Provided material:
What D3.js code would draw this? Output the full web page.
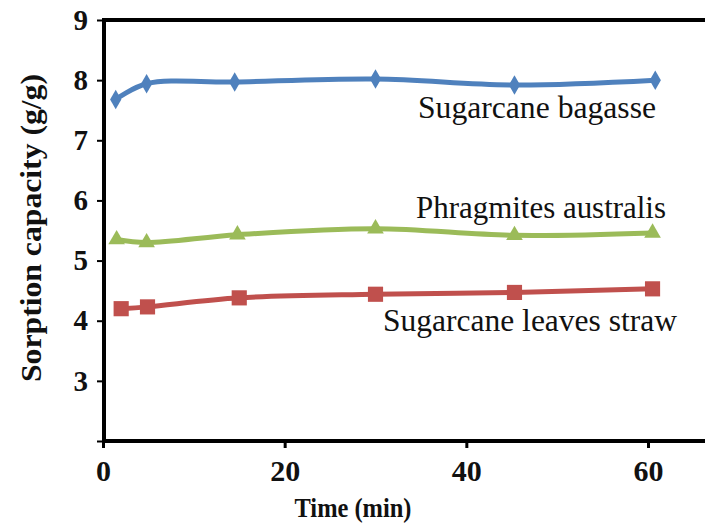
<!DOCTYPE html>
<html>
<head>
<meta charset="utf-8">
<script src="https://cdn.jsdelivr.net/npm/d3@7"></script>
<style>
  body { margin: 0; background: #fff; }
</style>
</head>
<body>
<div id="chart"></div>
<script>
// sorption capacity vs time
var xTicks = [0, 20, 40, 60];
var yTicks = [2, 3, 4, 5, 6, 7, 8, 9];

var bagasseTime = [1.4, 4.8, 14.5, 30, 45.3, 60.8];
var bagasse = [7.68, 7.94, 7.97, 8.02, 7.92, 8.0];

var phragTime = [1.5, 4.8, 14.8, 30, 45.3, 60.5];
var phrag = [5.35, 5.3, 5.43, 5.53, 5.42, 5.46];

var leavesTime = [2, 4.9, 15, 30, 45.3, 60.5];
var leaves = [4.2, 4.23, 4.38, 4.44, 4.47, 4.53];

var width = 705, height = 530;
var plotLeft = 104, plotTop = 20, plotBottom = 441;
var serif = "'Liberation Serif', 'Times New Roman', serif";

var svg = d3.select("#chart").append("svg")
  .attr("width", width)
  .attr("height", height);

var x = d3.scaleLinear().domain([0, 60]).range([103, 648]);
var y = d3.scaleLinear().domain([2, 9]).range([plotBottom, plotTop]);

// top frame line
svg.append("line")
  .attr("x1", plotLeft).attr("x2", width)
  .attr("y1", plotTop).attr("y2", plotTop)
  .attr("stroke", "#000").attr("stroke-width", 4);

// y axis
var yAxis = svg.append("g")
  .attr("transform", "translate(" + plotLeft + ",0)")
  .call(d3.axisLeft(y).tickValues(yTicks).tickSize(7).tickFormat(function(d) { return d === 2 ? "" : d; }));
yAxis.select(".domain").attr("stroke-width", 4).attr("d", "M0," + (plotTop - 2) + "V" + (plotBottom + 2));
yAxis.selectAll(".tick line").attr("stroke-width", 2);
yAxis.selectAll(".tick text")
  .attr("x", -16)
  .style("font-size", "29px").style("font-weight", "bold");

// x axis
var xAxis = svg.append("g")
  .attr("transform", "translate(0," + plotBottom + ")")
  .call(d3.axisBottom(x).tickValues(xTicks).tickSize(7));
xAxis.select(".domain").attr("stroke-width", 4).attr("d", "M" + (plotLeft - 2) + ",0H" + width);
xAxis.selectAll(".tick line").attr("stroke-width", 3);
xAxis.selectAll(".tick text")
  .attr("y", 19)
  .style("font-size", "30px").style("font-weight", "bold");

var line = d3.line()
  .x(function(d) { return x(d[0]); })
  .y(function(d) { return y(d[1]); })
  .curve(d3.curveCatmullRom.alpha(0.5));

var series = [
  { t: bagasseTime, v: bagasse, color: "#4f81bd", sym: d3.symbolDiamond, size: 110 },
  { t: phragTime, v: phrag, color: "#9bbb59", sym: d3.symbolTriangle, size: 120 },
  { t: leavesTime, v: leaves, color: "#c0504d", sym: d3.symbolSquare, size: 230 }
];

series.forEach(function(s) {
  var pts = s.t.map(function(t, i) { return [t, s.v[i]]; });
  svg.append("path")
    .datum(pts)
    .attr("fill", "none")
    .attr("stroke", s.color)
    .attr("stroke-width", 5)
    .attr("d", line);
  svg.selectAll(null)
    .data(pts)
    .enter().append("path")
    .attr("transform", function(d) { return "translate(" + x(d[0]) + "," + y(d[1]) + ")"; })
    .attr("d", d3.symbol().type(s.sym).size(s.size))
    .attr("fill", s.color);
});

// series labels
svg.append("text").attr("x", 418).attr("y", 118)
  .attr("textLength", 238).attr("lengthAdjust", "spacingAndGlyphs")
  .style("font-size", "31px").text("Sugarcane bagasse");
svg.append("text").attr("x", 416).attr("y", 218)
  .attr("textLength", 250).attr("lengthAdjust", "spacingAndGlyphs")
  .style("font-size", "31px").text("Phragmites australis");
svg.append("text").attr("x", 383).attr("y", 331)
  .attr("textLength", 294).attr("lengthAdjust", "spacingAndGlyphs")
  .style("font-size", "31px").text("Sugarcane leaves straw");

// axis titles
svg.append("text")
  .attr("x", 353).attr("y", 517)
  .attr("textLength", 117).attr("lengthAdjust", "spacingAndGlyphs")
  .style("text-anchor", "middle")
  .style("font-size", "27px").style("font-weight", "bold")
  .text("Time (min)");

svg.append("text")
  .attr("transform", "translate(41,228) rotate(-90)")
  .attr("textLength", 308).attr("lengthAdjust", "spacingAndGlyphs")
  .style("text-anchor", "middle")
  .style("font-size", "30px").style("font-weight", "bold")
  .text("Sorption capacity (g/g)");

svg.selectAll("text").style("font-family", serif).attr("fill", "#111");
</script>
</body>
</html>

What is being asked: Repeat exactly and only the lines from the start of the data above through the line that holds "d3.scaleLinear().domain([2, 9]).range([plotBottom, plotTop]);", inclusive. Pictures do not belong in the copy.

Reply to the task:
What D3.js code would draw this? Output the full web page.
<!DOCTYPE html>
<html>
<head>
<meta charset="utf-8">
<script src="https://cdn.jsdelivr.net/npm/d3@7"></script>
<style>
  body { margin: 0; background: #fff; }
</style>
</head>
<body>
<div id="chart"></div>
<script>
// sorption capacity vs time
var xTicks = [0, 20, 40, 60];
var yTicks = [2, 3, 4, 5, 6, 7, 8, 9];

var bagasseTime = [1.4, 4.8, 14.5, 30, 45.3, 60.8];
var bagasse = [7.68, 7.94, 7.97, 8.02, 7.92, 8.0];

var phragTime = [1.5, 4.8, 14.8, 30, 45.3, 60.5];
var phrag = [5.35, 5.3, 5.43, 5.53, 5.42, 5.46];

var leavesTime = [2, 4.9, 15, 30, 45.3, 60.5];
var leaves = [4.2, 4.23, 4.38, 4.44, 4.47, 4.53];

var width = 705, height = 530;
var plotLeft = 104, plotTop = 20, plotBottom = 441;
var serif = "'Liberation Serif', 'Times New Roman', serif";

var svg = d3.select("#chart").append("svg")
  .attr("width", width)
  .attr("height", height);

var x = d3.scaleLinear().domain([0, 60]).range([103, 648]);
var y = d3.scaleLinear().domain([2, 9]).range([plotBottom, plotTop]);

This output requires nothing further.